Fuck the fat mommy holding hands with her little boy, swinging arms.  Fuck the old guy with his walker who edges away from me, giving me wide berth as he passes.  Fuck the little girl who makes a show of smelling the smoke from my cigarette as she passes, and even has the nerve to say to her mother, “Yuck.”

“I know,” her mother responds, not even looking at me.

Fuck Andrew for sending me to pick up our drugs alone.

Fuck Fred for being late, and while I’m at it, for always putting the dope in a rubber balloon that he ties and wraps with some kind of weird meth head rubber origami so I can’t get at it, not even a taste, until I get back home.

Well, not home exactly.  Andrew’s apartment over his mother’s garage is what I mean.

I guess you could say I’m living there.  Not like I have my own key or anything, but I sleep there when Andrew and I do sleep, and aren’t up doing drugs and fucking.

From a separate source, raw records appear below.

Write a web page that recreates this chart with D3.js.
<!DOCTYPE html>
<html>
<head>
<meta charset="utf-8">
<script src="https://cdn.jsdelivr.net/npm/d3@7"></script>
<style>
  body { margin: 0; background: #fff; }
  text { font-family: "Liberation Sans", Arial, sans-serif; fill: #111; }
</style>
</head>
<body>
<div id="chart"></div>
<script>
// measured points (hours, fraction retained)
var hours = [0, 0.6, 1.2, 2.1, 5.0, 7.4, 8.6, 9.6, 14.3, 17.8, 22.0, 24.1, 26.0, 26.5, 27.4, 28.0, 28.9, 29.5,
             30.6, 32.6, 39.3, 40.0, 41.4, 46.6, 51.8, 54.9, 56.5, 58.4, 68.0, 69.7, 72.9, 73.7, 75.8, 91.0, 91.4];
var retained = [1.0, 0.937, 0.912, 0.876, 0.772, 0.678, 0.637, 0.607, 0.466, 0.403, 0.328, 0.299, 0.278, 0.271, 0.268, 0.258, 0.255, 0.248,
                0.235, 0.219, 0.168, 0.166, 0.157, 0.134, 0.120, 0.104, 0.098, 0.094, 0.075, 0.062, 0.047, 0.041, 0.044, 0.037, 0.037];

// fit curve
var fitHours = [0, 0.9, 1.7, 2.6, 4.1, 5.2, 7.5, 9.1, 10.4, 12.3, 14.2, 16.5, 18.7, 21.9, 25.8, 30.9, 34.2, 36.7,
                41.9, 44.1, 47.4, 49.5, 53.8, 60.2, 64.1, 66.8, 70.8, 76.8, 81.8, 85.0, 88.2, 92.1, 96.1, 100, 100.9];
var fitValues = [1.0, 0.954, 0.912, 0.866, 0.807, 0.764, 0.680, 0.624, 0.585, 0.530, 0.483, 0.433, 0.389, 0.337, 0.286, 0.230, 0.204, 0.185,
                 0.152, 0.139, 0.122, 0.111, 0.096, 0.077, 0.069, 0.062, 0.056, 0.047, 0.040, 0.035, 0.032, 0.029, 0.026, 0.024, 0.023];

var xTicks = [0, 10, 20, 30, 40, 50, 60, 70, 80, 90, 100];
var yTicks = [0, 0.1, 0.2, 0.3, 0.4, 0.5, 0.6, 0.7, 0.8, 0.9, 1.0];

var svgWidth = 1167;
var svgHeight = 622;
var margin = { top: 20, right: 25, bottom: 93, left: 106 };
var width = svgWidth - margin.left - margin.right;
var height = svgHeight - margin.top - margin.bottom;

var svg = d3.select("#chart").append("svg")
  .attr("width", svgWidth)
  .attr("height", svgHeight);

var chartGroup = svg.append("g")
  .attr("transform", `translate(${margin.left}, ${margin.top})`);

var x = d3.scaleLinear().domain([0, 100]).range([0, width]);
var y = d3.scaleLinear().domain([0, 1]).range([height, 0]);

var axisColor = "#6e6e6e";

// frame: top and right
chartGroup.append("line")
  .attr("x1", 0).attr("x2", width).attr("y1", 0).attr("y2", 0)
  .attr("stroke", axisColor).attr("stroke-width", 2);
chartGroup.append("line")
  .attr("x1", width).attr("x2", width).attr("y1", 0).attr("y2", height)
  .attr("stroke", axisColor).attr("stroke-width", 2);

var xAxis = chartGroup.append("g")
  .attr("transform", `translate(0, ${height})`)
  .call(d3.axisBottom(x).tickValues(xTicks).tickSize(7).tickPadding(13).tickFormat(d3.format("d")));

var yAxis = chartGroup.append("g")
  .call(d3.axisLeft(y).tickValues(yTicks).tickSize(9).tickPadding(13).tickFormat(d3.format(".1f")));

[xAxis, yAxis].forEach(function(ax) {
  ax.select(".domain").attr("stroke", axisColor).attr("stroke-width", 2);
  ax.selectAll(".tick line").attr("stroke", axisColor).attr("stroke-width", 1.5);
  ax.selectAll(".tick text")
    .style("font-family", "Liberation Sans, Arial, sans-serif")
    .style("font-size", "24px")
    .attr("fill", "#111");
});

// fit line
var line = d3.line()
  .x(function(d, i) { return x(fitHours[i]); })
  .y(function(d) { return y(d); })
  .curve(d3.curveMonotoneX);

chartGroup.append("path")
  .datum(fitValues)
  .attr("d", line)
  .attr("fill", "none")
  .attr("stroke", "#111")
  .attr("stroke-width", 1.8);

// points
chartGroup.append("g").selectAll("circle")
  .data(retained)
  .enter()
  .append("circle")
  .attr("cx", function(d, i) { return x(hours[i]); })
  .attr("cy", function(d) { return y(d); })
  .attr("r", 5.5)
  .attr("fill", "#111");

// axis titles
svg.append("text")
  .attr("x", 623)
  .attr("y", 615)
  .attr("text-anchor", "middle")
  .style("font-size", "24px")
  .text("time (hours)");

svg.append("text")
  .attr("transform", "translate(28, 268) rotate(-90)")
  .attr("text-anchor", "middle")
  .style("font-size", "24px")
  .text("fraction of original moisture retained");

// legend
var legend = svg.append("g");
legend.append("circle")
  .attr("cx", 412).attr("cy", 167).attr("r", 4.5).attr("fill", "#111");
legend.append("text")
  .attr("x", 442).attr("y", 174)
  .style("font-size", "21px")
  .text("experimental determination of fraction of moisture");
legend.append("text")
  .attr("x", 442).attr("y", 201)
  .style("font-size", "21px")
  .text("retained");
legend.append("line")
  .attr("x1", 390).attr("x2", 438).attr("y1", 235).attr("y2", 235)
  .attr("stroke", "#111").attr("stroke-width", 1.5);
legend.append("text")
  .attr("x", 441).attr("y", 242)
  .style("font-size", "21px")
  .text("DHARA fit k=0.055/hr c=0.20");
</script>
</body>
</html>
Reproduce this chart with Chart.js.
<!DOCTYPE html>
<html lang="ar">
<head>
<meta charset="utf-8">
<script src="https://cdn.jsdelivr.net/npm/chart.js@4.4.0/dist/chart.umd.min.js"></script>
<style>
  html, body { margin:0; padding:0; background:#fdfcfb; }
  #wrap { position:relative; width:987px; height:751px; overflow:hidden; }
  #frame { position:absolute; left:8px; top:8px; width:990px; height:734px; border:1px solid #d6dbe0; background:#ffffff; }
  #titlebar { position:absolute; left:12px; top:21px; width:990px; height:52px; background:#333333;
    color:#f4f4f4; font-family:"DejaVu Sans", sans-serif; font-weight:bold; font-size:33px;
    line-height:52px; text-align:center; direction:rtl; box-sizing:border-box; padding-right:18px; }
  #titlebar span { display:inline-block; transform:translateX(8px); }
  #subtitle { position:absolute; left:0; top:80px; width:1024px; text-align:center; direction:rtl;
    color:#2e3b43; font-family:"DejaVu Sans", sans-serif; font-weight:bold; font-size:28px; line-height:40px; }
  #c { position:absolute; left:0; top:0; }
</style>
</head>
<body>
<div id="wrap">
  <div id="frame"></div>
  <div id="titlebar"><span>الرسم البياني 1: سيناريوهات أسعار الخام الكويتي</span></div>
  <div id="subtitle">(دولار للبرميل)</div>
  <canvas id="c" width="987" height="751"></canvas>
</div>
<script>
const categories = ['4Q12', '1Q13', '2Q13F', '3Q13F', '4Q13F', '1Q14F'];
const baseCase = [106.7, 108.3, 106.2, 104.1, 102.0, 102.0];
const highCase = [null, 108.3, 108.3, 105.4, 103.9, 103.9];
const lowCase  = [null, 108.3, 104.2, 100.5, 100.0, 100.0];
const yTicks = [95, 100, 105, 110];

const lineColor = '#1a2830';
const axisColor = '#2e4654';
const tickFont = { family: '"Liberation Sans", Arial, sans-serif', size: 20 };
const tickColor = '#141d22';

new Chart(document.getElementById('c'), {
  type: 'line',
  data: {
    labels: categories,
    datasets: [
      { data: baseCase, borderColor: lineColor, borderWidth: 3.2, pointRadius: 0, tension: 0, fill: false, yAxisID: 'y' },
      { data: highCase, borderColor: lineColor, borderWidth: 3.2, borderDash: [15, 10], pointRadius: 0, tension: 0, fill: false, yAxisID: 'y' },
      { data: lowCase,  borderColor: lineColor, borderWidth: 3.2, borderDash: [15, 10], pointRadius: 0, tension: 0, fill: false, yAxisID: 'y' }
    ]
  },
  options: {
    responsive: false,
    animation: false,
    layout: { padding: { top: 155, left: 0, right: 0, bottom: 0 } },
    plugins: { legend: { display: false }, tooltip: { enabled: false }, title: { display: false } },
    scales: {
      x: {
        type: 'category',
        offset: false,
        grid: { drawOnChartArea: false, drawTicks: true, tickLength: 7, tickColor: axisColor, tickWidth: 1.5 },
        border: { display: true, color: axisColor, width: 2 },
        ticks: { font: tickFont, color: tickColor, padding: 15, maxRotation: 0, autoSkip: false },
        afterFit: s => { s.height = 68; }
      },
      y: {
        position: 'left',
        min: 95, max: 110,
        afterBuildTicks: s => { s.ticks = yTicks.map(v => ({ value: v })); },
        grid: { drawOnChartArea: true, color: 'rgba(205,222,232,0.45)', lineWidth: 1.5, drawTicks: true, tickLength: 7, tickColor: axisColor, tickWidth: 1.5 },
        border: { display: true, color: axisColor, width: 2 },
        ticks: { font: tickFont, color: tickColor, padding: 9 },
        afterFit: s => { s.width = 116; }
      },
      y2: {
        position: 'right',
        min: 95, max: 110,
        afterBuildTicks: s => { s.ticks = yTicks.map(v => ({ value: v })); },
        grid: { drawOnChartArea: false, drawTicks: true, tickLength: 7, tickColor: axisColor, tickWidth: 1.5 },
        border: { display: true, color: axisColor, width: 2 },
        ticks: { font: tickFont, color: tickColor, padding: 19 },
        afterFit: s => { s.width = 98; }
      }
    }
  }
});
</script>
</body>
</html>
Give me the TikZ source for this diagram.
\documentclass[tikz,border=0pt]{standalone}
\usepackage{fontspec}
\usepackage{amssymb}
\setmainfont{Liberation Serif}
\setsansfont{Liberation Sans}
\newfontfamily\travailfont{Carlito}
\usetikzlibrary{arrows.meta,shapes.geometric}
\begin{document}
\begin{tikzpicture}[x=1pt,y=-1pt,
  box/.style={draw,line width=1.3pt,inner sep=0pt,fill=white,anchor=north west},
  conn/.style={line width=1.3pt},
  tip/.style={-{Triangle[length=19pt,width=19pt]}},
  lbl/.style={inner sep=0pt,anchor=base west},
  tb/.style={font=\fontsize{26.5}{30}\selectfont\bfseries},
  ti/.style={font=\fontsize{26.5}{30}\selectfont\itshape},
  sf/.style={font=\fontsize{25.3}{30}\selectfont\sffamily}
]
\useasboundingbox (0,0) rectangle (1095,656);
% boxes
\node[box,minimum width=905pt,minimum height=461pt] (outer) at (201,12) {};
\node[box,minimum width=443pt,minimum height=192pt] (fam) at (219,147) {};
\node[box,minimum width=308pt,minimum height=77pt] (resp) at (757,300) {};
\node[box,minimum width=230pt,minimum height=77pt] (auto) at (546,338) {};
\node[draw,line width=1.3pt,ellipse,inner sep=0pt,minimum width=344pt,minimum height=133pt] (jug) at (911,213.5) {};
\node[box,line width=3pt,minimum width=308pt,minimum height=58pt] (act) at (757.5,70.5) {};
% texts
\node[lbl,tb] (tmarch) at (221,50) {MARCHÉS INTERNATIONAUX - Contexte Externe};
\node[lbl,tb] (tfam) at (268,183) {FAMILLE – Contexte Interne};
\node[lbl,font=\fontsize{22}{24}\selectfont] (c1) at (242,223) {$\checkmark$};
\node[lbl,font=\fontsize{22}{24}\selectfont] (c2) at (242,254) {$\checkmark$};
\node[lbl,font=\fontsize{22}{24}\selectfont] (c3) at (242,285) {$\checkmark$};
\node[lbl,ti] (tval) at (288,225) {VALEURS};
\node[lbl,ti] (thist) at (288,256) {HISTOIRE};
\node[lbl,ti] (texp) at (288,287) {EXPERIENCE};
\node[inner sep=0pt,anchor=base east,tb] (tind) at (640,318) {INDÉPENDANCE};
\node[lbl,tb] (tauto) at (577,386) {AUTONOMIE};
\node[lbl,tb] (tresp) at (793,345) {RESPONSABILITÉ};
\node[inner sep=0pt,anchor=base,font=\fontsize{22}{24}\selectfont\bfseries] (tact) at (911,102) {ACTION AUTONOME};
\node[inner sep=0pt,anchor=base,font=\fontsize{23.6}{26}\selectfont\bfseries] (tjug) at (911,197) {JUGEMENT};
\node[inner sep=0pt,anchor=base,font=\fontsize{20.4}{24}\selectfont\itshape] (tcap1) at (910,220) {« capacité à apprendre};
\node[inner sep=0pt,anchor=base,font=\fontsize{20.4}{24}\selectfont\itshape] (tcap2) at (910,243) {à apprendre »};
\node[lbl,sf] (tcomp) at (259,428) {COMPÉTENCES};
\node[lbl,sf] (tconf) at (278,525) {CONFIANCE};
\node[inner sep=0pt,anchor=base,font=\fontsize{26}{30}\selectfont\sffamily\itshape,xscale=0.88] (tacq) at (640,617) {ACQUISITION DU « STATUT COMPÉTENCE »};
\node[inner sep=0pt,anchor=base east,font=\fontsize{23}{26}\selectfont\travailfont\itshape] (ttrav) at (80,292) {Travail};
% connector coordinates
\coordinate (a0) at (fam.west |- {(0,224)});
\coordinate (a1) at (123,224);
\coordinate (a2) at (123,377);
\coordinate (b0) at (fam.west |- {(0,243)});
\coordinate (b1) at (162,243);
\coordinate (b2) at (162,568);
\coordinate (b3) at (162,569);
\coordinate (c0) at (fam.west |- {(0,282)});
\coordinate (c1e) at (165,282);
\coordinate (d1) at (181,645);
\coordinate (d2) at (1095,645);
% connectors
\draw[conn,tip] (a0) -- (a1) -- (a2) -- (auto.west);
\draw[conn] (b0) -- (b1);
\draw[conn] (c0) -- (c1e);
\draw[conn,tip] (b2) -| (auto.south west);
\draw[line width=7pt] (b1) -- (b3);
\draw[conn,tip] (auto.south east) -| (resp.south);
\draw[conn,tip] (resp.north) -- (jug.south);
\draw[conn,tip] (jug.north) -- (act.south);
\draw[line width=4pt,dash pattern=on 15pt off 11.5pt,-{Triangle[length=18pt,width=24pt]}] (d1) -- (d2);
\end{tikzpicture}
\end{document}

He always wants to fuck for hours and hours when he’s high.  I always want to go draw all night, let the drug focus my hand.  I’m a really good artist, given the chance.

Andrew doesn’t usually give me time to draw, or else he laughs at me, trying to get a portfolio together to go to art school because he already has a job doing computer graphics and making lots of money, and I should be grateful he pays for the drugs.

Felix pulls up, and I feel sleazy passing money through a slit opening of his car window, and then taking the balloon.  My mouth waters when the drugs are in my hand, but I don’t feel grateful.

Soon it’ll be my turn to suck the pipe, and the white, bitter smoke will rush into my lungs and my body will tingle and my mind will light up, and then I won’t have to feel anything at all.